Claudias Welt

Die Sache mit der Schokolade

Geschrieben von Claudia | Nov 13, 2016 6:20:00 PM

Gestern in der örtlichen Kneipe erzählt mir eine Freundin, dass ihre Cousine Mutter wurde. Heiter erklärt sie mir, dass ihre Cousine ihr Kind liebevoll "Schokobaby" nennt, da der Vater dunkelhäutig sei. Ich entgegne ihr lächelnd, "Es ist also braun?". Ohne Hintergedanken. Einfach die Assoziation, dass Schokolade braun ist. Ihr Sitznachbar räuspert sich und weist mich darauf hin, dass es korrekterweise "farbig" bedeutet.

 

Da stand ich nun wieder. Spontan kam mir Monty Pythons Kultfilm "Das Leben des Brian" in den Sinn. Als das Urteil wegen des Ausspruchs "Jehova" verlesen wurde und allein die Nennung des Wortes die Menge dazu bringt, den Verkünder des Urteils zu steinigen. Ähnlich wie der eigentliche Delinquent fange ich nun an, in Gedanken zu tanzen und das Wort "braun" zu singen. Nur ein mahnender Blick meiner Freundin lässt mich schweigen.

 

Wann hat sich unsere Gesellschaft eigentlich zurück entwickelt? Von modern und aufgeklärt in rückwärtsgewandt und restriktiv? Ist es so schlimm, die Hautfarbe eines Menschen zu nennen? Ist es mittlerweile ein Stigma? Ich wurde nach anderen Werten erzogen. Für mich ist Hautfarbe eine Eigenschaft, ähnlich wie Haarfarbe. Wird es bald soweit sein, dass man auch diese nicht mehr nennen darf? Hellhaarig statt blond? Ich stelle mir obige Situation noch einmal vor. "Es hat also braune Haare?", mit dem Hinweis, dass es korrekterweise "haarig" heißt. Wobei das ja wiederum diskriminierend gegenüber glätzköpfigen Menschen sein kann, ähm haarlosen natürlich.

 

Welche Blüten das treiben kann, zeigt der Fall eines vermissten Jungen in Dublin. Beim öffentlichen Aufruf durfte lediglich genannt werden, was er zum Zeitpunkt des Verschwindens anhatte. Wäre es in diesem Fall nicht besser gewesen, auch die Hautfarbe zu nennen? Wem bringt es etwas, wenn man jedes Kind mit einer roten Jacke zur nächsten Polizeiwache schleift, auch wenn es sich nicht um das gesuchte Kind handeln kann?

 

Die politische Korrektheit führt meiner Meinung nach eher dazu, dass sich die Gesellschaft spaltet, dass Menschen durch bestimmte Attribute ausgegrenzt werden. Warum müssen schwarze Menschen in den USA unbedingt Afroamerikaner genannt werden? Sind es nicht eigentlich US-Amerikaner? Sind Deutsch-Türken und Russlanddeutsche nicht eigentlich Deutsche? 

 

Integration, Diversität und Inklusion sind die neuen Schlagworte der politisch korrekten Elite, mit denen sie mahnend darüber wachen, dass niemand diskriminiert und beleidigt wird.

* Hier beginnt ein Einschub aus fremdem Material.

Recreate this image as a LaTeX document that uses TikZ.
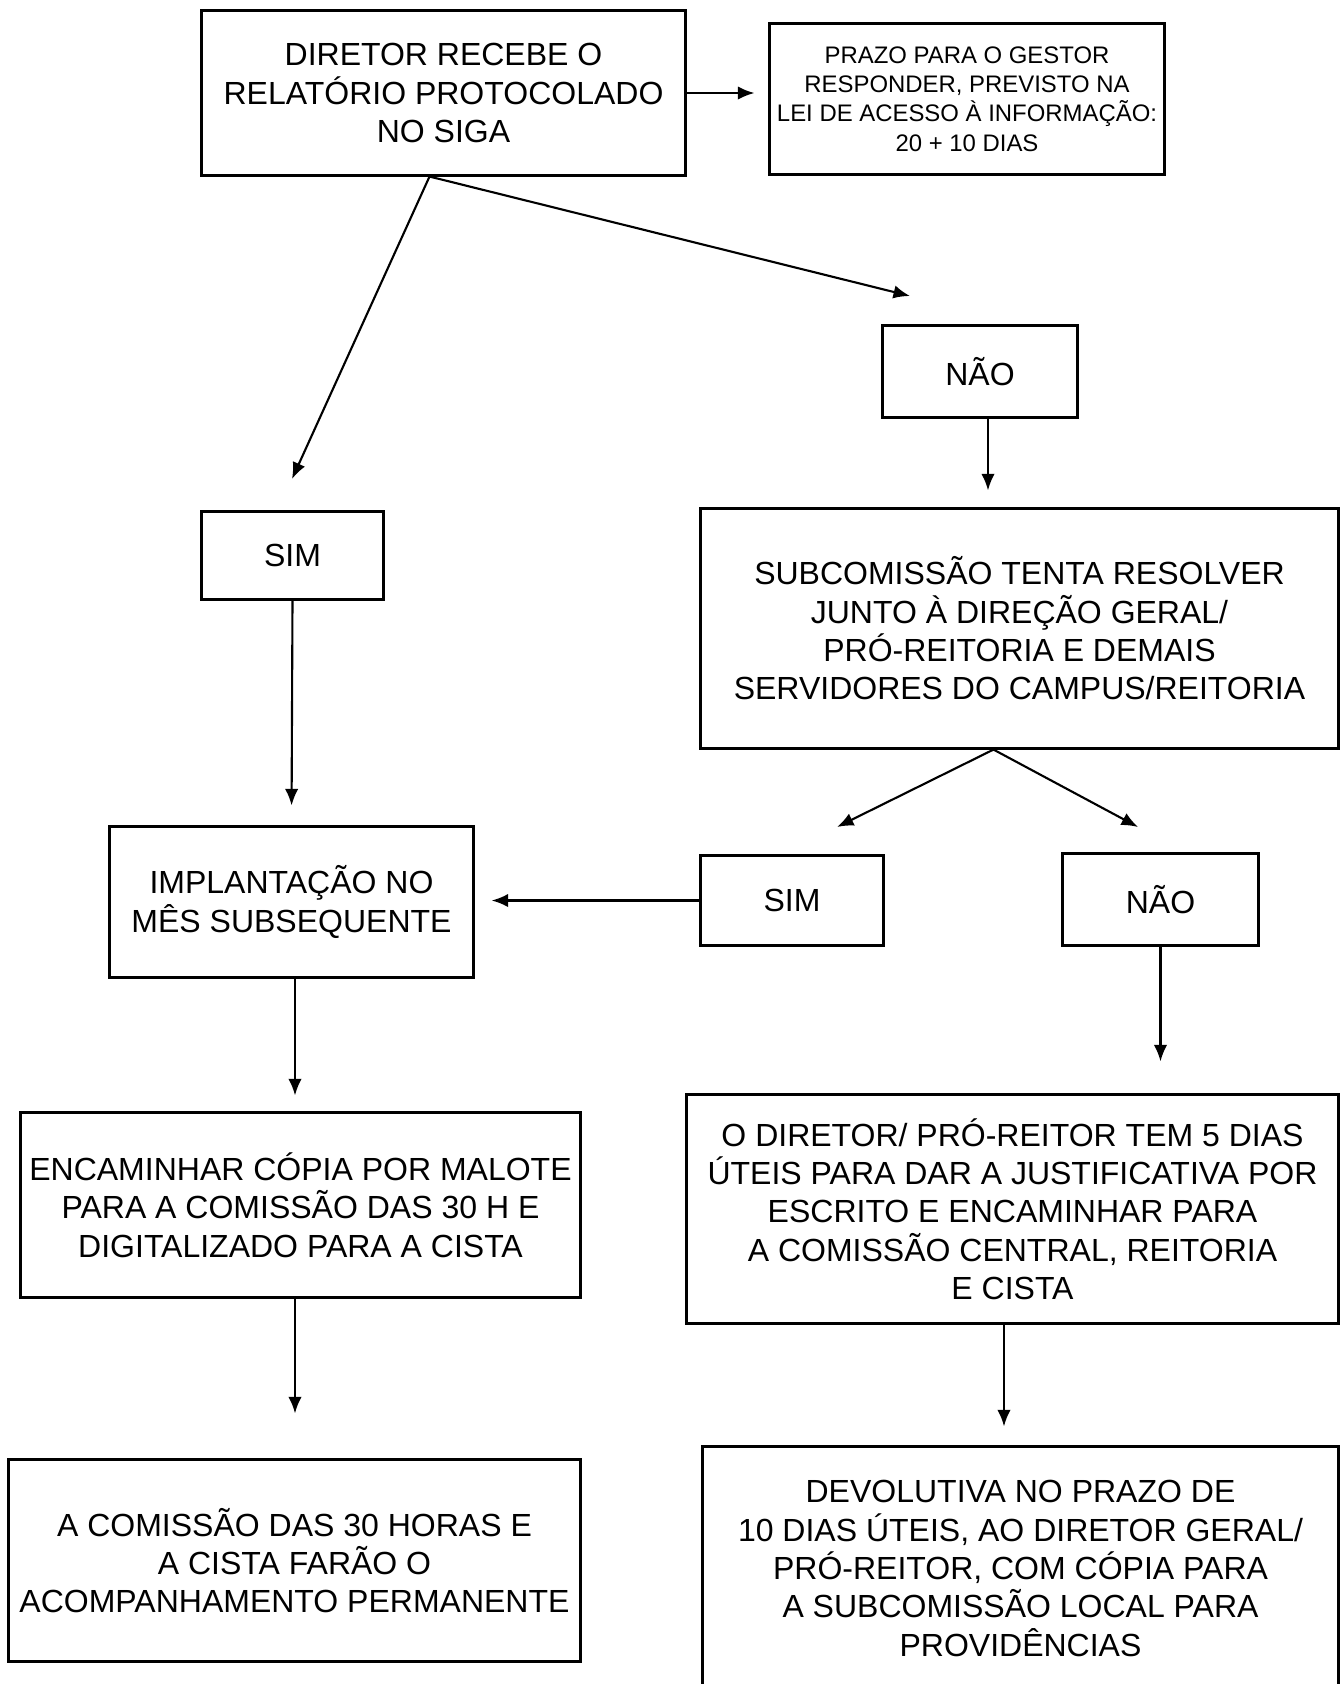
\documentclass[tikz,border=0pt]{standalone}
\usepackage{fontspec}
\setmainfont{Liberation Sans}
\usepackage{tikz}
\usetikzlibrary{arrows.meta,calc}
\tikzset{>={Latex[length=4.7pt,width=3.8pt]}}
\tikzset{
  caixa/.style={draw,line width=0.85pt,align=center,inner sep=2pt,
    font=\fontsize{9.1}{10.9}\selectfont},
  seta/.style={->,line width=0.6pt}
}

\begin{document}
\begin{tikzpicture}[x=0.01cm,y=-0.01cm]
      \useasboundingbox (0,0) rectangle (1341,1684);
      \clip (0,0) rectangle (1341,1684);
      % caixas
      \node[caixa,minimum width=4.83cm,minimum height=1.64cm] (diretor) at (443.5,93)
        {DIRETOR RECEBE O\\RELATÓRIO PROTOCOLADO\\NO SIGA};
      \node[caixa,minimum width=3.92cm,minimum height=1.50cm,
        font=\fontsize{6.8}{8.3}\selectfont] (prazo) at (967,99)
        {PRAZO PARA O GESTOR\\RESPONDER, PREVISTO NA\\LEI DE ACESSO À INFORMAÇÃO:\\20 + 10 DIAS};
      \node[caixa,minimum width=1.94cm,minimum height=0.91cm] (nao1) at (980,371.5) {NÃO};
      \node[caixa,minimum width=1.81cm,minimum height=0.87cm] (sim1) at (292.5,555.5) {SIM};
      \node[caixa,minimum width=6.37cm,minimum height=2.39cm] (sub) at (1019.5,628.5)
        {SUBCOMISSÃO TENTA RESOLVER\\JUNTO À DIREÇÃO GERAL/\\PRÓ-REITORIA E DEMAIS\\SERVIDORES DO CAMPUS/REITORIA};
      \node[caixa,minimum width=3.63cm,minimum height=1.50cm] (impl) at (291.5,902)
        {IMPLANTAÇÃO NO\\MÊS SUBSEQUENTE};
      \node[caixa,minimum width=1.82cm,minimum height=0.89cm] (sim2) at (792,900.5) {SIM};
      \node[caixa,minimum width=1.95cm,minimum height=0.91cm] (nao2) at (1160.5,899.5) {NÃO};
      \node[caixa,minimum width=5.59cm,minimum height=1.84cm] (enc) at (300.5,1205)
        {ENCAMINHAR CÓPIA POR MALOTE\\PARA A COMISSÃO DAS 30 H E\\DIGITALIZADO PARA A CISTA};
      \node[caixa,minimum width=6.51cm,minimum height=2.28cm] (just) at (1012.5,1209)
        {O DIRETOR/ PRÓ-REITOR TEM 5 DIAS\\ÚTEIS PARA DAR A JUSTIFICATIVA POR\\ESCRITO E ENCAMINHAR PARA\\A COMISSÃO CENTRAL, REITORIA\\E CISTA};
      \node[caixa,minimum width=5.71cm,minimum height=2.01cm] (acomp) at (294.5,1560.5)
        {A COMISSÃO DAS 30 HORAS E\\A CISTA FARÃO O\\ACOMPANHAMENTO PERMANENTE};
      \node[caixa,minimum width=6.35cm,minimum height=2.43cm] (devol) at (1020.5,1568.5)
        {DEVOLUTIVA NO PRAZO DE\\10 DIAS ÚTEIS, AO DIRETOR GERAL/\\PRÓ-REITOR, COM CÓPIA PARA\\A SUBCOMISSÃO LOCAL PARA\\PROVIDÊNCIAS};
      % pontas livres
      \coordinate (saida) at ($(diretor.south)+(-14,0)$);
      \coordinate (psim) at (292,479);
      \coordinate (pnao) at (910,296);
      \coordinate (divide) at ($(sub.south)+(-26,0)$);
      \coordinate (psim2) at (837,827);
      \coordinate (pnao2) at (1138,827);
      % setas
      \draw[seta,shorten >=0.14cm] (diretor.east) -- (diretor.east -| prazo.west);
      \draw[seta] (saida) -- (psim);
      \draw[seta] (saida) -- (pnao);
      \draw[seta,shorten >=0.17cm] ([xshift=0.08cm]nao1.south) -- ([xshift=0.08cm]nao1.south |- sub.north);
      \draw[seta,shorten >=0.20cm] (sim1.south) -- (impl.north);
      \draw[seta] (divide) -- (psim2);
      \draw[seta] (divide) -- (pnao2);
      \draw[seta,shorten >=0.17cm] (sim2.west) -- (sim2.west -| impl.east);
      \draw[seta,shorten >=0.32cm] (nao2.south) -- (nao2.south |- just.north);
      \draw[seta,shorten >=0.16cm] ([xshift=0.035cm]impl.south) -- ([xshift=0.035cm]impl.south |- enc.north);
      \draw[seta,shorten >=0.45cm] ([xshift=-0.055cm]enc.south) -- ([xshift=-0.055cm]enc.south |- acomp.north);
      \draw[seta,shorten >=0.19cm] ([xshift=-0.085cm]just.south) -- ([xshift=-0.085cm]just.south |- devol.north);
\end{tikzpicture}
\end{document}
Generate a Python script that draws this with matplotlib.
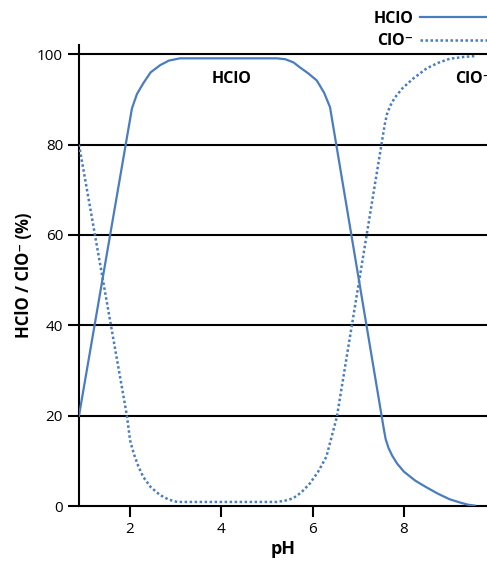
import matplotlib
matplotlib.use("Agg")
import matplotlib.pyplot as plt

plt.rcParams['font.family'] = ['Open Sans', 'DejaVu Sans']

# values (pH, % of species)
ph_hclo = [0.88, 2.04, 2.15, 2.29, 2.45, 2.66, 2.85, 3.09, 5.22, 5.40, 5.58,
           5.72, 5.90, 6.09, 6.25, 6.38, 7.56, 7.60, 7.66, 7.74, 7.85, 8.00,
           8.25, 8.50, 8.75, 9.00, 9.22, 9.40, 9.55]
hclo = [20.0, 88.0, 91.2, 93.6, 96.0, 97.6, 98.6, 99.1, 99.1, 98.9, 98.2,
        97.1, 95.8, 94.2, 91.5, 88.3, 17.0, 14.8, 12.9, 11.2, 9.4, 7.6,
        5.6, 4.1, 2.7, 1.5, 0.8, 0.3, 0.1]

ph_clo = [0.88, 1.93, 2.00, 2.08, 2.18, 2.29, 2.45, 2.66, 2.85, 3.03, 5.22,
          5.40, 5.57, 5.75, 5.94, 6.12, 6.30, 6.53, 7.58, 7.63, 7.70, 7.80,
          7.97, 8.20, 8.50, 8.75, 9.00, 9.30, 9.55]
clo = [80.0, 20.0, 14.5, 11.6, 8.8, 6.4, 4.2, 2.4, 1.4, 0.9, 0.9,
       1.2, 1.7, 3.0, 5.0, 7.6, 10.9, 19.7, 84.5, 86.8, 88.6, 90.4,
       92.5, 94.6, 96.9, 98.1, 99.0, 99.4, 99.6]

yticks = [0, 20, 40, 60, 80, 100]
xticks = [2, 4, 6, 8]

blue = '#4A7CC0'

fig = plt.figure(figsize=(4.87, 5.64), dpi=100)
ax = fig.add_axes([0.1622, 0.1028, 0.8378, 0.817])

for y in yticks[1:]:
    ax.axhline(y, color='black', lw=1.5, zorder=1)

l1, = ax.plot(ph_hclo, hclo, color=blue, lw=1.6, label='HClO', zorder=3)
l2, = ax.plot(ph_clo, clo, color=blue, lw=1.8, ls=(0, (1, 1)), label='ClO⁻', zorder=3)

ax.set_xlim(0.88, 9.82)
ax.set_ylim(0, 102)
ax.set_xticks(xticks)
ax.set_yticks(yticks)
ax.tick_params(axis='both', labelsize=11, width=1.5, length=8, color='black')

for s in ['top', 'right']:
    ax.spines[s].set_visible(False)
for s in ['left', 'bottom']:
    ax.spines[s].set_linewidth(1.5)

ax.set_xlabel('pH', fontsize=13, fontweight='bold', labelpad=2)
ax.set_ylabel('HClO / ClO⁻ (%)', fontsize=12, fontweight='bold', labelpad=3)

ax.text(4.23, 94.5, 'HClO', fontsize=11.5, fontweight='bold', ha='center', va='center')
ax.text(9.13, 94.5, 'ClO⁻', fontsize=11.5, fontweight='bold', ha='left', va='center', clip_on=False)

fig.legend(handles=[l1, l2], loc='upper right', bbox_to_anchor=(1.024, 0.998),
           frameon=False, markerfirst=False, handlelength=4.3, labelspacing=0.42,
           prop={'weight': 'bold', 'size': 11.5}, borderaxespad=0.2, handletextpad=0.45)

fig.savefig('out.png', dpi=100)
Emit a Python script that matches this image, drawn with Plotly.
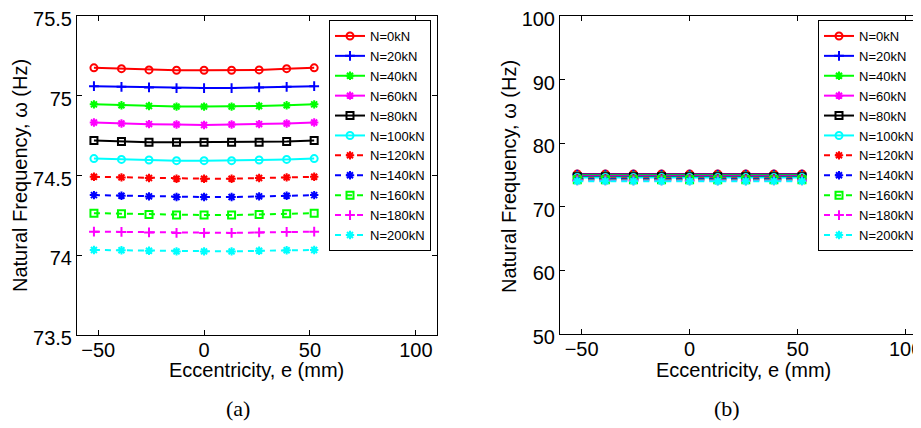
import plotly.graph_objects as go

# Eccentricity positions (mm)
ecc = [-52, -39, -26, -13, 0, 13, 26, 39, 52]

# Natural frequency (Hz) for each axial load
freq_0 = [75.175, 75.170, 75.162, 75.160, 75.160, 75.160, 75.162, 75.170, 75.175]
freq_20 = [75.060, 75.056, 75.052, 75.048, 75.048, 75.048, 75.052, 75.056, 75.060]
freq_40 = [74.946, 74.940, 74.936, 74.932, 74.932, 74.932, 74.936, 74.940, 74.946]
freq_60 = [74.832, 74.826, 74.822, 74.820, 74.817, 74.820, 74.822, 74.826, 74.832]
freq_80 = [74.720, 74.713, 74.709, 74.709, 74.709, 74.709, 74.709, 74.713, 74.720]
freq_100 = [74.606, 74.601, 74.597, 74.593, 74.593, 74.593, 74.597, 74.601, 74.606]
freq_120 = [74.492, 74.488, 74.484, 74.480, 74.480, 74.480, 74.484, 74.488, 74.492]
freq_140 = [74.377, 74.373, 74.369, 74.365, 74.365, 74.365, 74.369, 74.373, 74.377]
freq_160 = [74.264, 74.260, 74.256, 74.252, 74.252, 74.252, 74.256, 74.260, 74.264]
freq_180 = [74.148, 74.146, 74.143, 74.140, 74.140, 74.140, 74.143, 74.146, 74.148]
freq_200 = [74.033, 74.031, 74.028, 74.024, 74.024, 74.024, 74.028, 74.031, 74.033]

loads = ["N=0kN", "N=20kN", "N=40kN", "N=60kN", "N=80kN", "N=100kN",
         "N=120kN", "N=140kN", "N=160kN", "N=180kN", "N=200kN"]
series = [freq_0, freq_20, freq_40, freq_60, freq_80, freq_100,
          freq_120, freq_140, freq_160, freq_180, freq_200]

# MATLAB-like styles: (colour, marker, dash)
STYLES = [
    ("#ff0000", "circle-open", "solid"),
    ("#0000ff", "cross-thin-open", "solid"),
    ("#00ff00", "asterisk-open", "solid"),
    ("#ff00ff", "asterisk-open", "solid"),
    ("#000000", "square-open", "solid"),
    ("#00ffff", "circle-open", "solid"),
    ("#ff0000", "asterisk-open", "6px,5px"),
    ("#0000ff", "asterisk-open", "6px,5px"),
    ("#00ff00", "square-open", "6px,5px"),
    ("#ff00ff", "cross-thin-open", "6px,5px"),
    ("#00ffff", "asterisk-open", "6px,5px"),
]

FONT = "Liberation Sans, Arial, sans-serif"
# page body has an 8px margin, so the figure is 8px smaller than the window
OFF = 8
W, H = 921 - OFF, 428 - OFF


def px(x):
    return (x - OFF) / W


def py(y):
    return 1 - (y - OFF) / H


fig = go.Figure()
for xa, ya, leg in [("x", "y", "legend"), ("x2", "y2", "legend2")]:
    for name, vals, (col, sym, dash) in zip(loads, series, STYLES):
        fig.add_trace(go.Scatter(
            x=ecc, y=vals, name=name, xaxis=xa, yaxis=ya, legend=leg,
            mode="lines+markers",
            line=dict(color=col, width=2, dash=dash),
            marker=dict(symbol=sym, size=7, color=col, line=dict(color=col, width=2)),
        ))

axis_common = dict(
    showline=True, linecolor="black", linewidth=1, ticks="inside", ticklen=5,
    tickcolor="black", showgrid=False, zeroline=False, automargin=False,
    ticklabeloverflow="allow",
    tickfont=dict(family=FONT, size=20, color="black"),
)
xtick_shift = dict(ticklabelstandoff=-3)
ytick_shift = dict(ticklabelshift=3)

legend_common = dict(
    bgcolor="white", bordercolor="black", borderwidth=1,
    font=dict(family=FONT, size=13, color="black"),
    itemwidth=30, tracegroupgap=0, xanchor="left", yanchor="top",
)

fig.update_layout(
    template="none",
    width=W, height=H, margin=dict(l=0, r=0, t=0, b=0, autoexpand=False),
    paper_bgcolor="white", plot_bgcolor="white",
    xaxis=dict(domain=[px(77), px(437)], range=[-60, 110], tickvals=[-50, 0, 50, 100],
               mirror="ticks", anchor="y", **axis_common, **xtick_shift),
    yaxis=dict(domain=[py(335), py(16)], range=[73.5, 75.5],
               tickvals=[73.5, 74, 74.5, 75, 75.5], ticktext=["73.5", "74", "74.5", "75", "75.5"],
               mirror="ticks", anchor="x", **axis_common, **ytick_shift),
    xaxis2=dict(domain=[px(560), 1.0], range=[-60, 107.1], tickvals=[-50, 0, 50, 100],
                mirror="ticks", anchor="y2", **axis_common, **xtick_shift),
    yaxis2=dict(domain=[py(334), py(16)], range=[50, 100],
                tickvals=[50, 60, 70, 80, 90, 100], mirror=False, anchor="x2",
                **axis_common, **ytick_shift),
    legend=dict(x=px(329), y=py(20), **legend_common),
    legend2=dict(x=px(818), y=py(20), **legend_common),
    showlegend=True,
)

ytitle = "Natural Frequency, ω (Hz)"
xtitle = "Eccentricity, e (mm)"
ann = []
for xc_y, xc_x, lab_x, lab in [(20, 257, 238, "(a)"), (509, 743, 727, "(b)")]:
    ann.append(dict(x=px(xc_y), y=py(176), xref="paper", yref="paper", text=ytitle,
                    textangle=-90, showarrow=False, xanchor="center", yanchor="middle",
                    font=dict(family=FONT, size=20, color="black")))
    ann.append(dict(x=px(xc_x), y=py(370), xref="paper", yref="paper", text=xtitle,
                    showarrow=False, xanchor="center", yanchor="middle",
                    font=dict(family=FONT, size=20, color="black")))
    ann.append(dict(x=px(lab_x), y=py(408), xref="paper", yref="paper", text=lab,
                    showarrow=False, xanchor="center", yanchor="middle",
                    font=dict(family="Liberation Serif, serif", size=22, color="black")))
fig.update_layout(annotations=ann)

fig.write_html("out.html")
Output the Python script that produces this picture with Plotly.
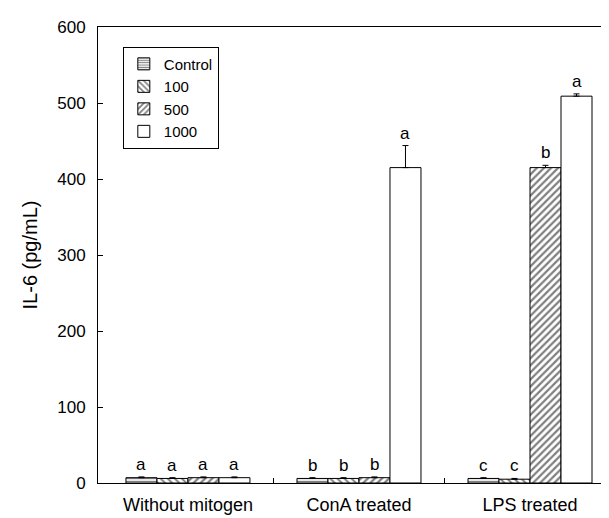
import plotly.graph_objects as go

groups = ["Without mitogen", "ConA treated", "LPS treated"]
series = ["Control", "100", "500", "1000"]
values = {
    "Control": [7, 6, 6],
    "100": [6, 6, 5],
    "500": [7, 7, 415],
    "1000": [7, 415, 509],
}
errors = {
    "Control": [1, 1, 1],
    "100": [1, 1, 1],
    "500": [1, 1, 3],
    "1000": [1, 29, 3],
}
letters = {
    "Control": ["a", "b", "c"],
    "100": ["a", "b", "c"],
    "500": ["a", "b", "b"],
    "1000": ["a", "a", "a"],
}
y_ticks = [0, 100, 200, 300, 400, 500, 600]

patterns = {
    "Control": dict(shape="-", size=3, solidity=0.45, fgcolor="black", bgcolor="white"),
    "100": dict(shape="\\", size=5, solidity=0.4, fgcolor="black", bgcolor="white"),
    "500": dict(shape="/", size=5, solidity=0.45, fgcolor="black", bgcolor="white"),
    "1000": dict(shape="", fgcolor="black", bgcolor="white"),
}

FONT = "Arial, 'Liberation Sans', sans-serif"
bargap = 0.275
xpos = list(range(len(groups)))

fig = go.Figure()
for s in series:
    fig.add_trace(go.Bar(
        name=s, x=xpos, y=values[s],
        marker=dict(color="white", line=dict(color="black", width=1), pattern=patterns[s]),
        error_y=dict(type="data", array=errors[s], arrayminus=[0] * len(groups),
                     symmetric=False, color="black", thickness=1, width=3),
    ))

bw = (1 - bargap) / len(series)
for k, s in enumerate(series):
    for i in range(len(groups)):
        fig.add_annotation(
            x=xpos[i] + (k - (len(series) - 1) / 2) * bw,
            y=values[s][i] + errors[s][i],
            text=letters[s][i], showarrow=False, yanchor="bottom", yshift=1,
            font=dict(family=FONT, size=17, color="black"),
        )

fig.update_layout(
    width=609, height=518,
    margin=dict(l=90, r=2, t=19, b=43),
    paper_bgcolor="white", plot_bgcolor="white",
    barmode="group", bargap=bargap, bargroupgap=0,
    font=dict(family=FONT, size=17, color="black"),
    showlegend=True,
    legend=dict(x=0.048, y=0.957, xanchor="left", yanchor="top",
                bordercolor="black", borderwidth=1, bgcolor="white",
                font=dict(size=15), tracegroupgap=0, itemwidth=30),
)
fig.update_xaxes(
    range=[-0.526, 2.497], tickmode="array", tickvals=xpos, ticktext=groups,
    ticks="", showline=True, linecolor="black", linewidth=1, mirror=True,
    showgrid=False, zeroline=False, ticklabelstandoff=5,
    minor=dict(tickmode="array", tickvals=[0.5, 1.5], ticks="inside", ticklen=5,
               tickcolor="black", showgrid=False),
    tickfont=dict(size=18),
)
fig.update_yaxes(
    range=[0, 600], tickmode="array", tickvals=y_ticks,
    ticks="inside", ticklen=5, tickcolor="black",
    showline=True, linecolor="black", linewidth=1, mirror=True,
    showgrid=False, zeroline=False, ticklabelstandoff=8,
    title=dict(text="IL-6 (pg/mL)", font=dict(size=20), standoff=14),
    tickfont=dict(size=17),
)

fig.write_html("out.html")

Neologismen sollen dies verhindern. Unsere Sprache wird nach Begriffen durchforstet, die angeblich Rassismus fördern. Einige hat es schon erwischt und wer sie benutzt, gilt bereits als Nazi.

 

Meiner Meinung nach sollten sich eher diejenigen untersuchen lassen, die bei Negerkuss an etwas anderes denken, als an eine leckere Süßspeise, bei Zigeunersoße nicht an eine würzige Paprikatunke, bei Schwarzfahrer nicht an einen Menschen, der sich eine Dienstleistung erschleicht und bei Ochsenschwanzsuppe nicht an eine kräftige, dunkle Brühe.

 

Ich hoffe jedenfalls, dass sich unsere Gesellschaft wieder ändert. Gegenseitige Toleranz ist wichtiger als diktierte politische Korrektheit in allen Lebensbereichen. Rassismus stoppt man nicht, indem man Worte ummodelt, sondern indem man den Fokus auf die Gemeinsamkeiten legt, nicht auf die Unterschiede.